Roma, 8 lug. (Adnkronos Salute) - «Il farmaco che attendiamo anche in Italia per i pazienti con prurito associato a malattia renale cronica (Ckd) sarebbe in grado di ridurre un sintomo tanto fastidioso quanto invalidante nell’85% dei casi. Per noi nefrologi questo traguardo è già un successo, perché parliamo di persone anziane che convivono tutto il giorno con un terribile disturbo. Come presidente della Società italiana di nefrologia, mi auguro che sia prescrivibile direttamente da tutti i centri di dialisi, senza alcuna distinzione. L’auspicio è che ci sia una maggiore attenzione verso questi pazienti che hanno una qualità di vita disastrosa: 3-4 volte alla settimana sono legati a una macchina per la dialisi, presentano sintomi come ipotensione, astenia e stanchezza, e a causa del prurito non dormono la notte. Quindi ben venga questa innovazione terapeutica. Quello che, ripeto, mi auguro è che sia facilmente accessibile ai nostri pazienti». Così il presidente della Società italiana di nefrologia (Sin), Luca De Nicola, in merito alla nuova opzione terapeutica - un agonista del recettore kappa-oppioide selettivo sintetico - per il prurito da malattia renale cronica.
Si tratta di difelikefalin ed è la prima terapia in Italia contro questa condizione, destinata a diventare il nuovo standard di cura. Dopo l’approvazione da parte dell’Agenzia europea per i medicinali (Ema), Csl Vifor Italia e Vifor Fresenius Medical Care Renal Pharma comunicano che è terminata la fase di negoziazione con l’Agenzia italiana del farmaco (Aifa) per la rimborsabilità di difelikefalin e si attene la pubblicazione del decreto in Gazzetta Ufficiale.
"E’ un sintomo sottovalutato, ma che devasta per molti aspetti la vita del paziente perché non va via, ma accompagna il paziente per tutta la durata della malattia e soprattutto impedisce il riposo notturno - sottolinea Filippo Aucella, direttore della Struttura complessa di Nefrologia e dialisi dell’ospedale Casa Sollievo della Sofferenza di San Giovanni Rotondo, Foggia - Quando perdiamo il sonno, non 1 o 2 giorni, ma per mesi interi, vuol dire che il paziente va in depressione e non riesce più ad avere una qualità di vita soddisfacente.
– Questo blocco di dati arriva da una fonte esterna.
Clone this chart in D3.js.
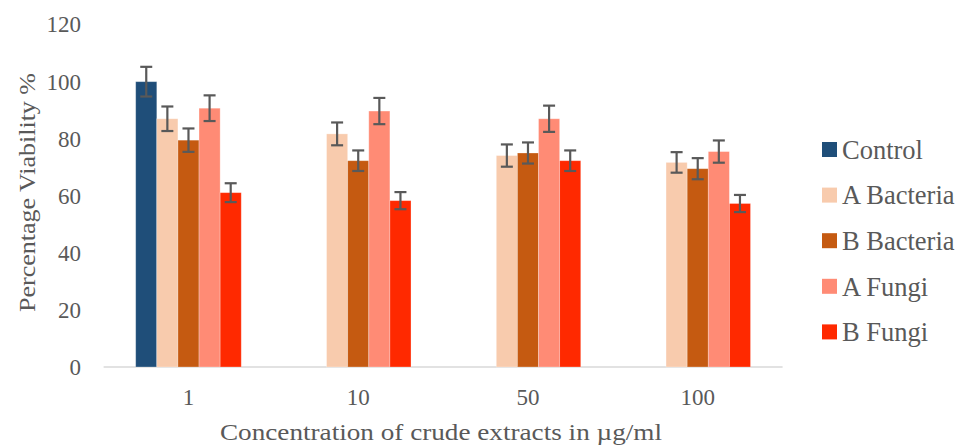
<!DOCTYPE html>
<html><head><meta charset="utf-8">
<script src="https://cdn.jsdelivr.net/npm/d3@7"></script>
<style>body{margin:0;background:#fff}svg{display:block}</style>
</head><body><svg id="c" width="956" height="447"></svg>
<script>
const categories = ["1","10","50","100"];
const seriesNames = ["Control","A Bacteria","B Bacteria","A Fungi","B Fungi"];
const seriesColors = ["#1F4E79","#F8CBAD","#C55A11","#FF8B75","#FF2900"];
const control   = [100, null, null, null];
const aBacteria = [87.0, 81.7, 74.1, 71.7];
const bBacteria = [79.5, 72.3, 75.0, 69.5];
const aFungi    = [90.7, 89.7, 87.0, 75.5];
const bFungi    = [61.1, 58.3, 72.3, 57.3];
const errControl   = [5.2, null, null, null];
const errABacteria = [4.3, 4.0, 3.9, 3.6];
const errBBacteria = [4.1, 3.6, 3.7, 3.7];
const errAFungi    = [4.5, 4.6, 4.6, 3.9];
const errBFungi    = [3.3, 3.0, 3.6, 3.0];
const yTicks = [0,20,40,60,80,100,120];

const values = [control,aBacteria,bBacteria,aFungi,bFungi];
const errs = [errControl,errABacteria,errBBacteria,errAFungi,errBFungi];

function hasFont(name){
  const cv=document.createElement("canvas").getContext("2d");
  const s="Concentration Viability 0123456789 mmmWWWiii";
  cv.font="40px monospace"; const a=cv.measureText(s).width;
  cv.font=`40px "${name}", monospace`; const b=cv.measureText(s).width;
  return Math.abs(a-b)>0.5;
}
const candidates=["Liberation Serif","Tinos","Times New Roman","DejaVu Serif","Noto Serif"];
const picked=candidates.find(hasFont);
const font = picked ? `"${picked}", serif` : "serif";

const svg = d3.select("#c");
const grey = "#595959";

const x0 = d3.scaleBand().domain(categories).range([103.6, 782.6]);
const x1 = d3.scaleBand().domain(seriesNames).range([0, x0.bandwidth()]).paddingOuter(1.52);
const y = d3.scaleLinear().domain([0,120]).range([367, 24.6]);

// y axis
const ya = svg.append("g").attr("transform","translate(81,0)")
  .call(d3.axisLeft(y).tickValues(yTicks).tickSize(0).tickPadding(0));
ya.select(".domain").remove();
ya.attr("font-family",font).attr("font-size",23);
ya.selectAll("text").attr("fill",grey);

// baseline
svg.append("line").attr("x1",103.6).attr("x2",782.6).attr("y1",y(0)).attr("y2",y(0))
  .attr("stroke","#D9D9D9").attr("stroke-width",1.3);

// bars
const data = [];
categories.forEach((c,i)=>seriesNames.forEach((s,j)=>{
  if(values[j][i]!=null) data.push({c,s,j,v:values[j][i],e:errs[j][i]});
}));
svg.append("g").selectAll("rect").data(data).join("rect")
  .attr("x",d=>x0(d.c)+x1(d.s))
  .attr("width",x1.bandwidth())
  .attr("y",d=>y(d.v))
  .attr("height",d=>y(0)-y(d.v))
  .attr("fill",d=>seriesColors[d.j])
  .attr("stroke","rgba(255,255,255,0.35)").attr("stroke-width",0.8);

// error bars
const eg = svg.append("g").attr("stroke","#595959").attr("stroke-width",2.2);
data.forEach(d=>{
  const cx = x0(d.c)+x1(d.s)+x1.bandwidth()/2;
  const t = y(d.v+d.e), b = y(d.v-d.e);
  eg.append("line").attr("x1",cx).attr("x2",cx).attr("y1",t).attr("y2",b);
  eg.append("line").attr("x1",cx-6).attr("x2",cx+6).attr("y1",t).attr("y2",t);
  eg.append("line").attr("x1",cx-6).attr("x2",cx+6).attr("y1",b).attr("y2",b);
});

// x axis labels
const xa = svg.append("g").attr("transform",`translate(0,${y(0)})`)
  .call(d3.axisBottom(x0).tickSize(0).tickPadding(22));
xa.select(".domain").remove();
xa.attr("font-family",font).attr("font-size",23);
xa.selectAll("text").attr("fill",grey);

// titles
svg.append("text").attr("x",441).attr("y",440).attr("text-anchor","middle")
  .attr("font-family",font).attr("font-size",24).attr("fill",grey)
  .attr("textLength",442).attr("lengthAdjust","spacingAndGlyphs")
  .text("Concentration of crude extracts in µg/ml");
svg.append("text").attr("transform","translate(35,192.5) rotate(-90)").attr("text-anchor","middle")
  .attr("font-family",font).attr("font-size",24).attr("fill",grey)
  .attr("textLength",239).attr("lengthAdjust","spacingAndGlyphs")
  .text("Percentage Viability %");

// legend
const lg = svg.append("g");
seriesNames.forEach((s,i)=>{
  const cy = 149.5 + i*45.6;
  lg.append("rect").attr("x",822).attr("y",cy-7.5).attr("width",15).attr("height",15).attr("fill",seriesColors[i]);
  lg.append("text").attr("x",842).attr("y",cy).attr("dy","0.35em")
    .attr("font-family",font).attr("font-size",26.5).attr("fill",grey).text(s);
});
</script></body></html>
Quindi la possibilità di poter agire con un farmaco che rompe questo circolo vizioso può effettivamente in molti casi essere capace di ridare una speranza di vita e una qualità di vita adeguata a soggetti già così provati da una cronicità invalidante che ha un forte impatto anche sul rapporto con gli altri, amici e familiari. Se abbiamo un’arma che potenzialmente riesce a spezzare questo circolo vizioso, probabilmente riusciremo a soddisfare un bisogno insoddisfatto di questi pazienti, ovvero la possibilità di dormire senza essere interrotti durante il riposo ogni ora dalla necessità di alzarsi, grattarsi. Non solo. Queste persone, a causa delle lesioni da grattamento evidente, non escono d’estate per non mostrare le braccia piene di graffi che loro si provocano. Quindi garantire a questi pazienti la possibilità di avere una vita sociale di relazione è un grande traguardo", evidenzia lo specialista.